Covid-19 is not the real enemy

Posted on May 27, 2020


Viruses kill, but so does poverty. And while we have to live with viruses because they are an inherent part of our environment, we do not have to live with poverty. And poverty each year kills more people — especially children — than any virus.

It is also the working class, particularly the low paid, the casual labourers and the unemployed who suffer most. And those malnourished children among the poorest of the poor who manage to survive to their fifth birthdays will often grow up stunted, physically and intellectually, part of a generation of largely wasted human potential.

One of the enduring legacies of apartheid — something the post Covid-19 era must seriously address — is the correlation in South Africa between ethnicity and poverty. While the overall mortality rate here for children under five is 34 per thousand, it is more than 57 for children from the black community.

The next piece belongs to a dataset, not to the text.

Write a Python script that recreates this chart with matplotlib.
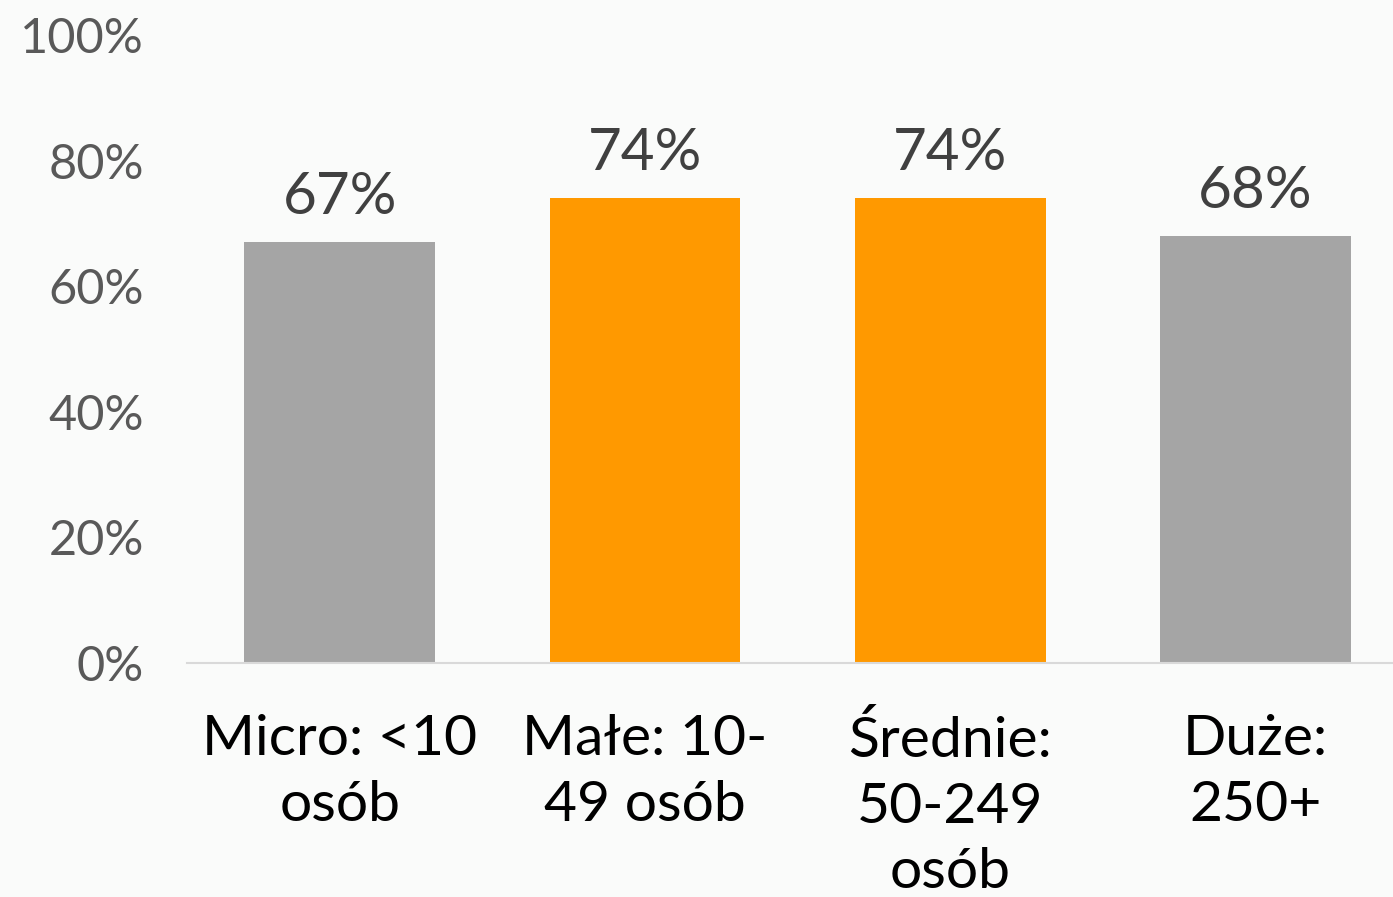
import matplotlib
matplotlib.use("Agg")
import matplotlib.pyplot as plt
from matplotlib.ticker import FuncFormatter

categories = ["Micro: <10\nosób", "Małe: 10-\n49 osób", "Średnie:\n50-249\nosób", "Duże:\n250+"]
values = [0.67, 0.74, 0.74, 0.68]
bar_colors = ["#A5A5A5", "#FF9900", "#FF9900", "#A5A5A5"]
yticks = [0, 0.2, 0.4, 0.6, 0.8, 1.0]

plt.rcParams['font.family'] = ['Lato', 'DejaVu Sans']
bg = "#FAFBFA"

fig = plt.figure(figsize=(13.93, 8.97), dpi=100, facecolor=bg)
ax = fig.add_axes([187/1393, 234/897, 1 - 187/1393, 628/897])
ax.set_facecolor(bg)

x = list(range(len(categories)))
bars = ax.bar(x, values, width=0.625, color=bar_colors, zorder=2)

for xi, v in zip(x, values):
    ax.annotate(f"{round(v*100)}%", (xi, v), xytext=(0, 13), textcoords="offset points",
                ha="center", va="bottom", fontsize=42, color="#404040")

ax.set_xlim(-0.5, 3.45)
ax.set_ylim(0, 1.0)
ax.set_yticks(yticks)
ax.yaxis.set_major_formatter(FuncFormatter(lambda v, p: f"{round(v*100)}%"))
ax.tick_params(axis='y', length=0, pad=31, labelsize=35, labelcolor="#595959")
ax.set_xticks(x)
ax.set_xticklabels(categories, fontsize=41, color="black", linespacing=1.35)
ax.tick_params(axis='x', length=0, pad=37)

for s in ["top", "right", "left"]:
    ax.spines[s].set_visible(False)
ax.spines["bottom"].set_color("#D9D9D9")
ax.spines["bottom"].set_linewidth(1.5)

fig.savefig("out.png", dpi=100, facecolor=bg)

It is the same the world over in terms of class, not colour. Even before the advent of Covid-19, increasing unemployment and policies of austerity were driving millions more workers into insecurity, debt and the mire of poverty with inadequate, or no, proper health care.

This is not the fault of any virus. They share the planet with us and, given sufficient resources and funding, scientists will develop vaccines that will protect we humans from the sick making, crippling and sometimes lethal effects of these organisms.

But they will not disappear and, where vaccines are not available or used, can — and do — reappear, sometimes in changed, mutated, forms. Classic cases are polio and measles, both highly contagious and transmitted from person to person. And, as with the case of Corona viruses, from SARS to MERS and now Covid-19, most people who are infected by these viruses do not die.

Before an effective and inexpensive measles vaccine became widely available in 1963, there were regular epidemics of this most contagious of diseases which killed an estimated 2.6 million people each year. Once again it was most deadly among the poorest of the poor who, according to the World Health Organisation statistics accounted for 95% of the deaths.

It was a similar case with polio for which a vaccine was first developed in 1955. In South Africa, the most severe outbreak occurred in 1948 of a disease that paralysed or killed some 500,000 people every year.

Now that funding is belatedly pouring into Corona virus research, a vaccine for Covid-19 — and, perhaps like influenza (Flu), its future mutations — will eventually be found. But even worse poverty will remain, causing almost certainly more damage and death than this or any other recent viral outbreak.

And the system that created such mass poverty and joblessness in a world of plenty is not capable of providing answers. These must come from the overwhelming majority of citizens, among whom even the better paid and qualified now face increasing insecurity.

This will require organisation and the labour movement could play a leading role, but only if trade unions apply the democratic principles of the past in order to help build a better future. Those principles were that elected officials, not carrying out their mandates, could be recalled and should be paid no more than the highest paid union member; that union members should organise within their communities and among the unemployed to give support to campaigns and policies that benefit the majority.

The prime lesson that workers should carry actively into the post Covid-19 future should be that poverty and inequality are the enemies — as are those who create conditions that ensure these ills continue.